Prof. Majeed Hayat, (office: KL-441, 229-4521, e-mail: mhayat@engr.udayton.edu)

Course Description:

This is a graduate-level course concerning the solid-state theory of opto-electronic devices, semiconductor light sources, photodetectors, detection noise, optical receivers, displays, electro-optic and acousto-optic light modulators, photonic switching, and the integration of these components in electro-optical systems.

Text:

Fundamental of Photonics, B. E. A. Saleh & M. C. Teich, Wiley-Interscience, 1998.(Required)

References:

Optical Networks, A practical perspective, R. Ramaswami and K. N. Sivarajan, Morgan, Kaufmann, 1998.

Optical Electronics in Modern Communications, A. Yariv, New York: Oxford Press, 1996.

Tentative list of topics:

Review of photon optics (S&T, 11.1A, B, F; 11.2)

Review of the interaction between photons and atoms, energy levels, thermal equilibrium, spontaneous and stimulated emission, photon absorption, thermal light ( S&T, 12.1-12.4)

Review of semiconductor and the interaction between photons and electrons and holes ( S&T, 15.1, 15.2)

Semiconductor light sources: LED's, semiconductor laser amplifiers and injection lasers (S&T, Chapter 6)

Photodectors: Photomultiplier tubes, solar cells, photodiodes, avalanche photodiodes, MSM photodiodes, noise in photodetection, shot noise, receiver sensitivity (S&T, Chapter 17, plus supplementary handout)

Electro-Optical modulators and switches: Pockels and Kerr effects, scanners, directional couplers, SLM's, LCD's, photorefractive materials (S&T, 18.1--18.3)

Acousto-optics devices: modulators, scanners, interconnections, filters, etc. (S&T, 20.1, 20.2).

Photonic switching and computing: Electro-optic and magneto-optic switching, bistable optical devices, digital and optical processing (21.1--21.3).

Optical communications: signal modulation, system performance, direct vs. coherent detection (S&T, 2.1--22.4, plus supplementary handouts).

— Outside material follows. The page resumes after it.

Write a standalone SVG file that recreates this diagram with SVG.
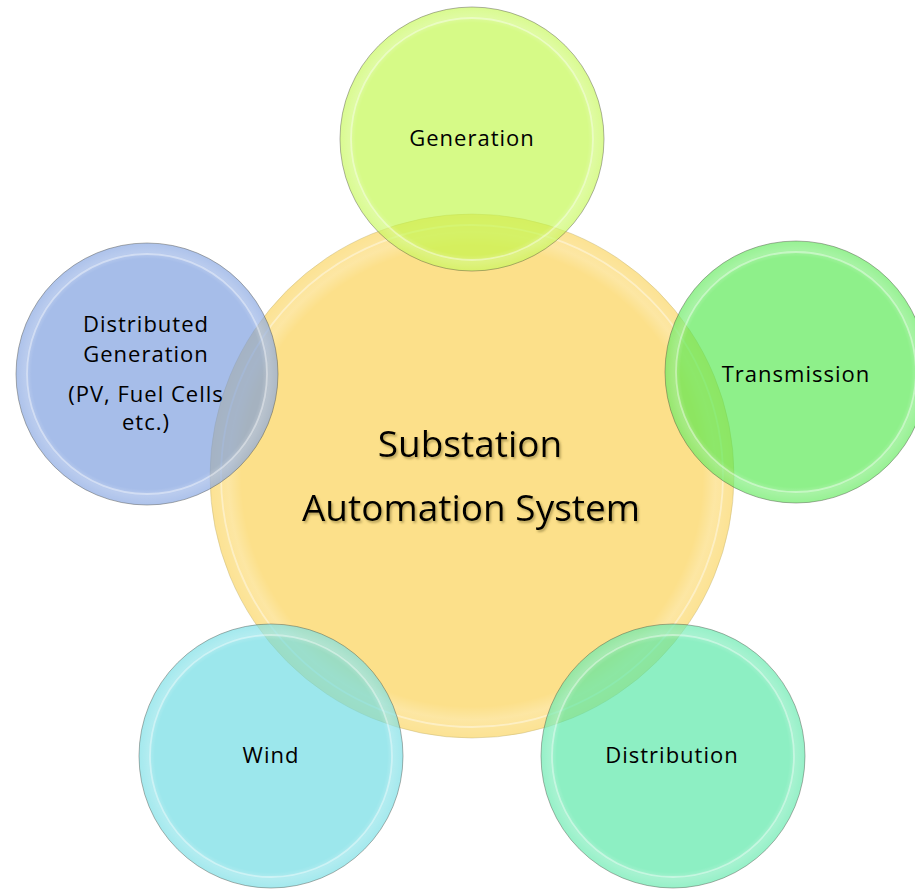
<svg xmlns="http://www.w3.org/2000/svg" width="915" height="890" viewBox="0 0 915 890">
<defs>
<filter id="tshadow" x="-10%" y="-30%" width="120%" height="160%">
<feDropShadow dx="1.5" dy="2" stdDeviation="1" flood-color="#7a6a30" flood-opacity="0.55"/>
</filter>
<radialGradient id="gloss" cx="0.5" cy="0.5" r="0.5">
<stop offset="0.88" stop-color="#ffffff" stop-opacity="0"/>
<stop offset="0.93" stop-color="#ffffff" stop-opacity="0.22"/>
<stop offset="1" stop-color="#ffffff" stop-opacity="0.08"/>
</radialGradient>
</defs>
<style>
.disc{stroke:#3a3a30;stroke-opacity:0.4;stroke-width:1;fill-opacity:0.65}
.gl{fill:url(#gloss)}
.rim{fill:none;stroke:#ffffff;stroke-opacity:0.4;stroke-width:1.8}
.lbl{font-family:"Open Sans","Liberation Sans",sans-serif;font-size:22px;fill:#000;text-anchor:middle;letter-spacing:1px}
.big{font-family:"Open Sans","Liberation Sans",sans-serif;font-size:37px;fill:#000;text-anchor:middle}
</style>
<rect width="915" height="890" fill="#ffffff"/>
<g id="connectors"/>
<g id="center">
<circle cx="472" cy="476" r="262" fill="#fce08a" stroke="#b0a060" stroke-opacity="0.35" stroke-width="1"/>
<circle cx="472" cy="476" r="262" class="gl"/>
<circle cx="472" cy="476" r="251" class="rim"/>
<g filter="url(#tshadow)">
<text class="big" x="470" y="457">Substation</text>
<text class="big" x="471" y="521">Automation System</text>
</g>
</g>
<g id="generation">
<circle cx="472" cy="139" r="132" class="disc" fill="#c0f746"/>
<circle cx="472" cy="139" r="132" class="gl"/>
<circle cx="472" cy="139" r="121" class="rim"/>
<text class="lbl" x="472" y="146">Generation</text>
</g>
<g id="transmission">
<circle cx="796" cy="372" r="131" class="disc" fill="#51e84b"/>
<circle cx="796" cy="372" r="131" class="gl"/>
<circle cx="796" cy="372" r="120" class="rim"/>
<text class="lbl" x="796" y="382">Transmission</text>
</g>
<g id="distributed-generation">
<circle cx="147" cy="374" r="131" class="disc" fill="#7699dd"/>
<circle cx="147" cy="374" r="131" class="gl"/>
<circle cx="147" cy="374" r="120" class="rim"/>
<text class="lbl" x="146" y="332">Distributed</text>
<text class="lbl" x="146" y="362">Generation</text>
<text class="lbl" x="146" y="402">(PV, Fuel Cells</text>
<text class="lbl" x="146" y="430">etc.)</text>
</g>
<g id="wind">
<circle cx="271" cy="756" r="132" class="disc" fill="#67dae2"/>
<circle cx="271" cy="756" r="132" class="gl"/>
<circle cx="271" cy="756" r="121" class="rim"/>
<text class="lbl" x="271" y="763">Wind</text>
</g>
<g id="distribution">
<circle cx="673" cy="756" r="132" class="disc" fill="#50e6a3"/>
<circle cx="673" cy="756" r="132" class="gl"/>
<circle cx="673" cy="756" r="121" class="rim"/>
<text class="lbl" x="672" y="763">Distribution</text>
</g>
</svg>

Introduction to optical networks: multiplexing techniques, WDM structures, OTDM structures, first and second generation optical networks.

Course Requirements

20% In-class midterm examination on Feb. 11

20% In-class midterm examination on April 6

20 Homework and computer assignments

15% Term project: topic to be announced by March 11

25% Final examination: Tuesday, May 4, 4:30-5:45, KL406

Tentative grading policy

A: 90-100, B: 80-89, C: 60-79, F: 59 or below.

Important dates

Last day of class is Tuesday, April 27, No class on March 2 & 4, and April 1.